Watch: Senate Poised to Confirm Gorsuch After Historic Rules Change
"When history weighs what happened, the responsibility for changing the rules will fall on the Republicans' and Leader McConnell's shoulders," said Minority Leader Chuck Schumer, a New York Democrat. "No one forced them to act. They acted with free will."
"I am sick with regret," said Democratic Chris Coons of Delaware. "Where are we headed? If we cannot trust each other, then are there any big problems facing this country which we can address and solve?"
Republicans said Democrats had no one to blame but themselves, launching a filibuster they knew Republicans were determined to overcome.
"You [Democrats] are stuck," said Senator Chuck Grassley, an Iowa Republican, ahead of the rules change. "You've got to press forward, don't you, even though you know the effort is doomed to fail.

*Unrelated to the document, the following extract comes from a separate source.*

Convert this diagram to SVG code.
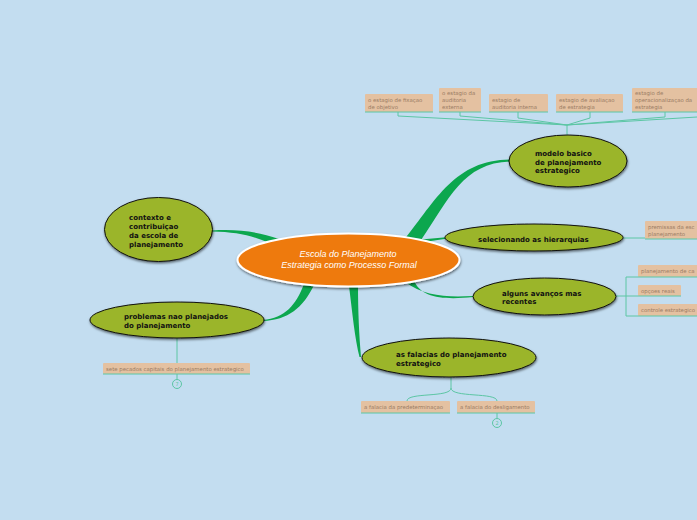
<svg xmlns="http://www.w3.org/2000/svg" width="697" height="520" viewBox="0 0 697 520">
<defs>
<filter id="sh" x="-20%" y="-20%" width="140%" height="160%">
<feDropShadow dx="0.5" dy="1.5" stdDeviation="0.8" flood-color="#000" flood-opacity="0.55"/>
</filter>
<style>
.main{fill:#9bb52c;stroke:#111;stroke-width:1;filter:url(#sh)}
.mt{font-family:"DejaVu Sans",Verdana,sans-serif;font-weight:bold;font-size:7px;fill:#111}
.box{fill:#e4c1a1}
.st{font-family:"DejaVu Sans",Verdana,sans-serif;font-size:5.4px;fill:#9a7c64}
.ul{stroke:#5cc6a4;stroke-width:1;fill:none}
.tl{stroke:#5cc6a4;stroke-width:1;fill:none}
.tap{fill:#0ca74e}
.cir{fill:#c3ddf0;stroke:#5cc6a4;stroke-width:1}
.ct{font-family:"DejaVu Sans",sans-serif;font-size:5px;fill:#5cc6a4;text-anchor:middle}
</style>
</defs>
<rect width="697" height="520" fill="#c3ddf0"/>

<g id="connectors">
<path class="tap" d="M404 240 C436 200 455 160 510 159.5 L510 161.5 C463 163 449 199 421 240 Z"/>
<path class="tap" d="M421 239.5 L446 237.3 L446 238.7 L421 242.5 Z"/>
<path class="tap" d="M405 282 C424 296 446 297.5 473 296 L473 297 C444 300 420 298 414 280 Z"/>
<path class="tap" d="M212 230.5 C240 229 258 232 279 239 L271 244 C254 236 238 232 212 231.5 Z"/>
<path class="tap" d="M304 284 C296 305 285 318 263 320 L263 321 C288 320 303 308 314 285 Z"/>
<path class="tap" d="M349 286 C352 310 355 340 359.5 357 L361 357 C359 335 358 310 358 286 Z"/>

<path class="tl" d="M398 112 L398 116 L567 125 M460 112 L460 116 L567 125 M518 112 L518 118 L567 125 M590 112 L590 118 L567 125 M665 112 L665 117 L567 125 M697 117 L567 125 M567 125 L567 135"/>
<path class="tl" d="M623 238 L645 238"/>
<path class="tl" d="M616 296 L626 296 M626 277 L626 316"/>
<path class="tl" d="M177 338 L177 374 M177 374 L177 380"/>
<path class="tl" d="M451 377 L451 388 C451 398 407 392 407 401 M451 388 C451 398 497 392 497 401 M497 413 L497 418.5"/>
</g>

<g id="central">
<ellipse cx="348.5" cy="260" rx="111" ry="26.5" fill="#ee7a11" stroke="#fff" stroke-width="2" filter="url(#sh)"/>
<text font-family="Liberation Sans,Arial,sans-serif" font-style="italic" font-size="9" fill="#fff" text-anchor="middle"><tspan x="348" y="257">Escola do Planejamento</tspan><tspan x="349" y="267.5">Estrategia como Processo Formal</tspan></text>
</g>

<g id="n-modelo">
<ellipse class="main" cx="568" cy="161" rx="59" ry="26"/>
<text class="mt"><tspan x="535" y="156">modelo basico</tspan><tspan x="535" y="164.5">de planejamento</tspan><tspan x="535" y="173">estrategico</tspan></text>
</g>
<g id="n-selecionando">
<ellipse class="main" cx="534" cy="237.5" rx="89" ry="13.5"/>
<text class="mt" x="478" y="242">selecionando as hierarquias</text>
</g>
<g id="n-alguns">
<ellipse class="main" cx="544.5" cy="296.5" rx="71.5" ry="18.5"/>
<text class="mt"><tspan x="502" y="296">alguns avanços mas</tspan><tspan x="502" y="304">recentes</tspan></text>
</g>
<g id="n-contexto">
<ellipse class="main" cx="158.5" cy="229.5" rx="54" ry="32"/>
<text class="mt"><tspan x="129" y="220">contexto e</tspan><tspan x="129" y="229">contribuiçao</tspan><tspan x="129" y="238">da escola de</tspan><tspan x="129" y="247">planejamento</tspan></text>
</g>
<g id="n-problemas">
<ellipse class="main" cx="177" cy="320" rx="87" ry="18"/>
<text class="mt"><tspan x="124" y="319">problemas nao planejados</tspan><tspan x="124" y="327.5">do planejamento</tspan></text>
</g>
<g id="n-falacias">
<ellipse class="main" cx="449" cy="357.5" rx="87" ry="19.5"/>
<text class="mt"><tspan x="396" y="357">as falacias do planejamento</tspan><tspan x="396" y="365.5">estrategico</tspan></text>
</g>

<g id="s-fixacao">
<rect class="box" x="365" y="94" width="68" height="18" rx="1"/>
<path class="ul" d="M365 112 L433 112"/>
<text class="st"><tspan x="368" y="102">o estagio de fixaçao</tspan><tspan x="368" y="108.5">de objetivo</tspan></text>
</g>
<g id="s-externa">
<rect class="box" x="439" y="88" width="42" height="24" rx="1"/>
<path class="ul" d="M439 112 L481 112"/>
<text class="st"><tspan x="442" y="94.5">o estagio da</tspan><tspan x="442" y="101.5">auditoria</tspan><tspan x="442" y="108.5">externa</tspan></text>
</g>
<g id="s-interna">
<rect class="box" x="489" y="94" width="59" height="18" rx="1"/>
<path class="ul" d="M489 112 L548 112"/>
<text class="st"><tspan x="492" y="102">estagio de</tspan><tspan x="492" y="108.5">auditoria interna</tspan></text>
</g>
<g id="s-avaliacao">
<rect class="box" x="556" y="94" width="67" height="18" rx="1"/>
<path class="ul" d="M556 112 L623 112"/>
<text class="st"><tspan x="559" y="102">estagio de avaliaçao</tspan><tspan x="559" y="108.5">de estrategia</tspan></text>
</g>
<g id="s-operacionalizacao">
<rect class="box" x="632" y="88" width="70" height="24" rx="1"/>
<path class="ul" d="M632 112 L697 112"/>
<text class="st"><tspan x="635" y="94.5">estagio de</tspan><tspan x="635" y="101.5">operacionalizaçao da</tspan><tspan x="635" y="108.5">estrategia</tspan></text>
</g>
<g id="s-premissas">
<rect class="box" x="645" y="221" width="60" height="18" rx="1"/>
<path class="ul" d="M645 239 L697 239"/>
<text class="st"><tspan x="648" y="229">premissas da esc</tspan><tspan x="648" y="235.5">planejamento</tspan></text>
</g>
<g id="s-cenarios">
<rect class="box" x="638" y="265" width="65" height="12" rx="1"/>
<path class="ul" d="M626 277 L697 277"/>
<text class="st" x="641" y="273">planejamento de ca</text>
</g>
<g id="s-opcoes">
<rect class="box" x="638" y="285" width="43" height="11" rx="1"/>
<path class="ul" d="M626 296 L681 296"/>
<text class="st" x="641" y="292.5">opçoes reais</text>
</g>
<g id="s-controle">
<rect class="box" x="638" y="304" width="65" height="12" rx="1"/>
<path class="ul" d="M626 316 L697 316"/>
<text class="st" x="641" y="312">controle estrategico</text>
</g>
<g id="s-pecados">
<rect class="box" x="103" y="363" width="147" height="11" rx="1"/>
<path class="ul" d="M103 374 L250 374"/>
<text class="st" x="106" y="370.5">sete pecados capitais do planejamento estrategico</text>
<circle class="cir" cx="177" cy="384" r="4.5"/>
<text class="ct" x="177" y="386">7</text>
</g>
<g id="s-predeterminacao">
<rect class="box" x="361" y="401" width="89" height="12" rx="1"/>
<path class="ul" d="M361 413 L450 413"/>
<text class="st" x="364" y="409">a falacia da predeterminaçao</text>
</g>
<g id="s-desligamento">
<rect class="box" x="457" y="401" width="78" height="12" rx="1"/>
<path class="ul" d="M457 413 L535 413"/>
<text class="st" x="460" y="409">a falacia do desligamento</text>
<circle class="cir" cx="497" cy="423" r="4.5"/>
<text class="ct" x="497" y="425">2</text>
</g>
</svg>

You know that he [Gorsuch] will be confirmed, and you know in your heart that he deserves to be confirmed."
Democrats countered that the filibuster of Gorsuch, after a thorough confirmation hearing, paled in comparison to Republicans refusing to even consider former President Barack Obama's final Supreme Court nominee, Judge Merrick Garland.
"[Republicans] made history in denying a presidential nominee a hearing and a vote, which had never, never happened before in the history of the United States," said Democrat Dick Durbin of Illinois. "The nuclear option was used by Senator McConnell when he stopped Merrick Garland."

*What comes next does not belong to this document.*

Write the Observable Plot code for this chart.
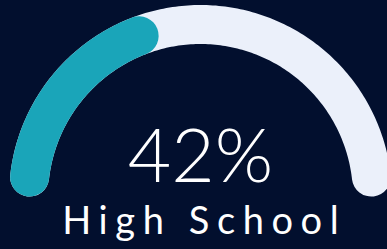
<!DOCTYPE html>
<html><head><meta charset="utf-8">
<script src="https://cdn.jsdelivr.net/npm/d3@7"></script>
<script src="https://cdn.jsdelivr.net/npm/@observablehq/plot@0.6"></script>
<style>
html,body{margin:0;padding:0;background:#020f2e;overflow:hidden;}
#chart svg{display:block;}
</style></head><body><div id="chart"></div>
<script>
// ---- data ----
const categories = ["High School"];
const values = [42];
const maxValues = [100];
const valueLabels = ["42%"];

// ---- gauge geometry ----
const W = 387, H = 249;
const radius = 172;        // centerline radius
const thickness = 39;      // ring thickness
const capAngle = (thickness / 2) / radius;
const angle = d3.scaleLinear().domain([0, maxValues[0]]).range([-Math.PI / 2, Math.PI / 2]);

function arcPoints(a0, a1, key) {
  const n = 180;
  return d3.range(n + 1).map(i => {
    const a = a0 + (a1 - a0) * i / n;
    return {key, x: radius * Math.sin(a), y: radius * Math.cos(a)};
  });
}
const track = arcPoints(angle(0) + capAngle, angle(maxValues[0]) - capAngle, "track");
const fill = arcPoints(angle(0) + capAngle, angle(values[0]) - capAngle, categories[0]);

const valueText = valueLabels.map(t => ({x: 0, y: 15, text: t}));
const catText = categories.map(t => ({x: 0, y: -37, text: t}));
const catSpacing = 7.6;

const chart = Plot.plot({
  width: W, height: H,
  margin: 0,
  x: {domain: [-200, 187], axis: null},
  y: {domain: [-53, 196], axis: null},
  style: {background: "#020f2e", overflow: "hidden"},
  marks: [
    Plot.line(track, {x: "x", y: "y", stroke: "#ebf0fa", strokeWidth: thickness, strokeLinecap: "round", curve: "linear"}),
    Plot.line(fill, {x: "x", y: "y", stroke: "#1aa5b9", strokeWidth: thickness, strokeLinecap: "round", curve: "linear"}),
    Plot.text(valueText, {x: "x", y: "y", text: "text", fill: "#ffffff", fontSize: 75, fontWeight: 300, fontFamily: "Lato, 'Open Sans', sans-serif", lineAnchor: "bottom", textAnchor: "middle"}),
    Plot.text(catText, {x: "x", y: "y", text: "text", fill: "#ffffff", fontSize: 38, fontWeight: 400, fontFamily: "Lato, 'Open Sans', sans-serif", lineAnchor: "bottom", textAnchor: "middle", dx: catSpacing / 2})
  ]
});
d3.select(chart).selectAll("text")
  .filter(function () { return categories.includes(this.textContent); })
  .style("letter-spacing", catSpacing + "px");
document.getElementById("chart").appendChild(chart);
</script></body></html>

The rules change all but assures Gorsuch's confirmation to the Supreme Court, filling the vacancy created by the death of Justice Antonin Scalia last year. Senators of both parties wondered out loud about the long-term impact of eroding minority party rights in a chamber that historically has protected them.
"It [the rules change] weakens the standing of the Senate as a whole, as a check on the president's ability to shape the judiciary," Schumer said. "In a post-nuclear world, if the Senate and the presidency are in the hands of the same party, there is no incentive to even speak to the Senate minority. That's a recipe for more conflict and bad blood between the parties, not less."
Some attempted to strike a conciliatory note.
"We do need to open all our minds and hearts in the days ahead, regardless of our party and not withstanding our partisanship," said Republican Senator Johnny Isakson of Georgia.
"Everyone likes to point the finger at the other side," Coons said. "The reality is, there is abundant blame to go around.
"How can we avoid the deepening, corrosive partisanship in this body? What past mistakes can each of us own up to? What steps can we take to mend these old wounds, and what more can we do to move forward together?" Coons added.
Democrats themselves changed the rules to eliminate the filibuster for all non-Supreme Court nominees when they controlled the chamber in 2013. The procedural tactic still exists for most legislation; but, with the Senate already acting twice in a four-year span to weaken the filibuster, political analysts expect pressure will mount to curb it even further in years to come.